Speaking to reporters Friday, Beal said he believes there is a "false narrative" around Westbrook that has been built up over the years.
"He can pass the hell out of the ball. ... I feel like there is always a false narrative on Russ. ... Playing with him for the past week hasn't been too big of an adjustment. It's smooth sailing," he said.
During his introductory press conference with the Wizards last week, Westbrook spoke about being one of the NBA's most misunderstood players:
"Obviously, I'm not the easiest guy to understand or watch play, or whatever people may think. But as a teammate, me as a person and as a father, that's the most important part to me. I stand strong and continue to uplift my teammates and organizations and inspire people around the world. That's kind of all I worry about is impacting and inspiring. That's something I've been with since Day 1 and that's the most important part about me; being able to have this platform and use it to impact and inspire new people around the world because I've been blessed to be able to do so. I feel like that's my blessing, to be able to impact and inspire as many people as possible."

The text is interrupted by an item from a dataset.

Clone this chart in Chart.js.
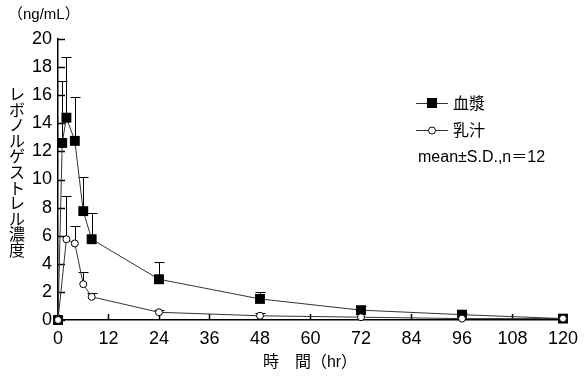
<!DOCTYPE html>
<html>
<head>
<meta charset="utf-8">
<script src="https://cdn.jsdelivr.net/npm/chart.js@4/dist/chart.umd.min.js"></script>
<style>
  body { margin: 0; background: #fff; }
</style>
</head>
<body>
<canvas id="pkChart" width="586" height="380"></canvas>
<script>
// ── Data ───────────────────────────────────────────────────
const plasmaHours = [0, 1, 2, 4, 6, 8, 24, 48, 72, 96, 120];
const plasmaMean  = [0, 12.6, 14.4, 12.75, 7.75, 5.75, 2.9, 1.5, 0.7, 0.38, 0.1];
const plasmaSD    = [0, 4.4, 4.3, 3.15, 2.45, 1.9, 1.25, 0.5, 0.3, 0.12, 0];

const milkHours = [0, 2, 4, 6, 8, 24, 48, 72, 96, 120];
const milkMean  = [0, 5.75, 5.45, 2.55, 1.65, 0.55, 0.3, 0.2, 0.1, 0.1];
const milkSD    = [0, 3.05, 1.25, 0.9, 0.3, 0.15, 0.2, 0, 0, 0];

const xTicks = [0, 12, 24, 36, 48, 60, 72, 84, 96, 108, 120];
const yTicks = [0, 2, 4, 6, 8, 10, 12, 14, 16, 18, 20];

const yTitle = "レボノルゲストレル濃度";
const latin = "'Liberation Sans', Arial, sans-serif";
const cjk = "'Liberation Sans', 'Noto Sans CJK JP', sans-serif";

function toPoints(xs, ys) {
  return xs.map((v, i) => ({ x: v, y: ys[i] }));
}

// ── Upper error bars (mean + S.D.) ─────────────────────────
const errorBars = {
  id: "errorBars",
  beforeDatasetsDraw(chart) {
    const { ctx, scales: { x, y } } = chart;
    ctx.save();
    ctx.strokeStyle = "#000";
    ctx.lineWidth = 1;
    chart.data.datasets.forEach((ds) => {
      ds.data.forEach((p, i) => {
        const sd = ds.sd[i];
        if (!sd) return;
        const px = Math.round(x.getPixelForValue(p.x)) + 0.5;
        const py = y.getPixelForValue(p.y);
        const top = Math.round(y.getPixelForValue(p.y + sd)) + 0.5;
        ctx.beginPath();
        ctx.moveTo(px, py);
        ctx.lineTo(px, top);
        ctx.moveTo(px - 5, top);
        ctx.lineTo(px + 5, top);
        ctx.stroke();
      });
    });
    ctx.restore();
  },
};

// ── Inward tick marks, titles and legend ───────────────────
const decorations = {
  id: "decorations",
  beforeDatasetsDraw(chart) {
    const { ctx, scales: { x, y } } = chart;
    ctx.save();
    ctx.strokeStyle = "#000";
    ctx.lineWidth = 1.5;
    const x0 = x.getPixelForValue(0);
    const y0 = y.getPixelForValue(0);
    yTicks.forEach((v) => {
      const py = Math.round(y.getPixelForValue(v)) + 0.5;
      ctx.beginPath();
      ctx.moveTo(x0, py);
      ctx.lineTo(x0 + 7, py);
      ctx.stroke();
    });
    xTicks.forEach((v) => {
      const px = Math.round(x.getPixelForValue(v)) + 0.5;
      ctx.beginPath();
      ctx.moveTo(px, y0);
      ctx.lineTo(px, y0 - 6);
      ctx.stroke();
    });
    ctx.restore();
  },
  afterDraw(chart) {
    const { ctx } = chart;
    ctx.save();
    ctx.fillStyle = "#000";
    ctx.textBaseline = "middle";

    // unit label
    ctx.font = "15px " + cjk;
    ctx.textAlign = "left";
    ctx.fillText("（ng/mL）", 8, 15);

    // vertical y-axis title
    ctx.textAlign = "center";
    ctx.font = "16px 'Noto Sans CJK JP', sans-serif";
    [...yTitle].forEach((ch, i) => {
      ctx.fillText(ch, 17, 94 + i * 15.6);
    });

    // x-axis title
    ctx.font = "16px " + cjk;
    ctx.fillText("時　間（hr）", 310, 363);

    // legend
    ctx.strokeStyle = "#333";
    ctx.lineWidth = 1;
    const rows = [
      { y: 103, label: "血漿", filled: true },
      { y: 130, label: "乳汁", filled: false },
    ];
    rows.forEach((r) => {
      ctx.beginPath();
      ctx.moveTo(416, r.y + 0.5);
      ctx.lineTo(448, r.y + 0.5);
      ctx.stroke();
      if (r.filled) {
        ctx.fillStyle = "#000";
        ctx.fillRect(427, r.y - 5, 10, 10);
      } else {
        ctx.fillStyle = "#fff";
        ctx.strokeStyle = "#000";
        ctx.beginPath();
        ctx.arc(432, r.y + 0.5, 3.5, 0, Math.PI * 2);
        ctx.fill();
        ctx.stroke();
        ctx.strokeStyle = "#333";
      }
      ctx.fillStyle = "#000";
      ctx.textAlign = "left";
      ctx.font = "16px 'Noto Sans CJK JP', sans-serif";
      ctx.fillText(r.label, 453, r.y);
    });
    ctx.font = "16px " + cjk;
    ctx.fillText("mean±S.D.,n＝12", 418, 158);
    ctx.restore();
  },
};

new Chart(document.getElementById("pkChart"), {
  type: "scatter",
  data: {
    datasets: [
      {
        label: "乳汁",
        data: toPoints(milkHours, milkMean),
        sd: milkSD,
        showLine: true,
        borderColor: "#333",
        borderWidth: 1,
        pointStyle: "circle",
        pointRadius: 3.5,
        pointBackgroundColor: "#fff",
        pointBorderColor: "#000",
        pointBorderWidth: 1,
        clip: false,
        order: 0,
      },
      {
        label: "血漿",
        data: toPoints(plasmaHours, plasmaMean),
        sd: plasmaSD,
        showLine: true,
        borderColor: "#333",
        borderWidth: 1,
        pointStyle: "rect",
        pointRadius: 7,
        pointBackgroundColor: "#000",
        pointBorderColor: "#000",
        pointBorderWidth: 0,
        clip: false,
        order: 1,
      },
    ],
  },
  options: {
    responsive: false,
    animation: false,
    layout: { padding: { top: 39, right: 16, bottom: 0, left: 0 } },
    plugins: {
      legend: { display: false },
      tooltip: { enabled: false },
    },
    scales: {
      x: {
        type: "linear",
        min: 0,
        max: 120,
        afterBuildTicks: (s) => { s.ticks = xTicks.map((v) => ({ value: v })); },
        afterFit: (s) => { s.height = 60; },
        grid: { display: false, drawTicks: false },
        border: { display: true, color: "#000", width: 1.5 },
        ticks: { color: "#000", padding: 8, maxRotation: 0, font: { size: 18, family: latin } },
      },
      y: {
        min: 0,
        max: 20,
        afterBuildTicks: (s) => { s.ticks = yTicks.map((v) => ({ value: v })); },
        afterFit: (s) => { s.width = 58; },
        grid: { display: false, drawTicks: false },
        border: { display: true, color: "#000", width: 1.5 },
        ticks: { color: "#000", padding: 6, font: { size: 18, family: latin } },
      },
    },
  },
  plugins: [errorBars, decorations],
});
</script>
</body>
</html>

Westbrook has had issues with the media, notably a feud with Berry Tramel of the Oklahoman that was frequently on display during postgame press conferences.
Past teammates and coaches have expressed reverence for Westbrook.
"People see the intensity and the spirit that he plays with," former Oklahoma City Thunder head coach Billy Donovan told Sports Illustrated's Chris Mannix in 2018. "Unfortunately, people don't see everything that happens behind the scenes."
The Wizards will be Westbrook's third team in three years. Oklahoma City traded him to the Houston Rockets prior to last season.
The Rockets shipped Westbrook to Washington in exchange for John Wall and a lottery-protected 2023 first-round draft pick. The 2016-17 NBA MVP will attempt to get the Wizards back to the playoffs for the first time since 2017-18.
Westbrook ranked seventh in the NBA last season with 27.2 points per game and shot a career-high 47.2 percent from the field.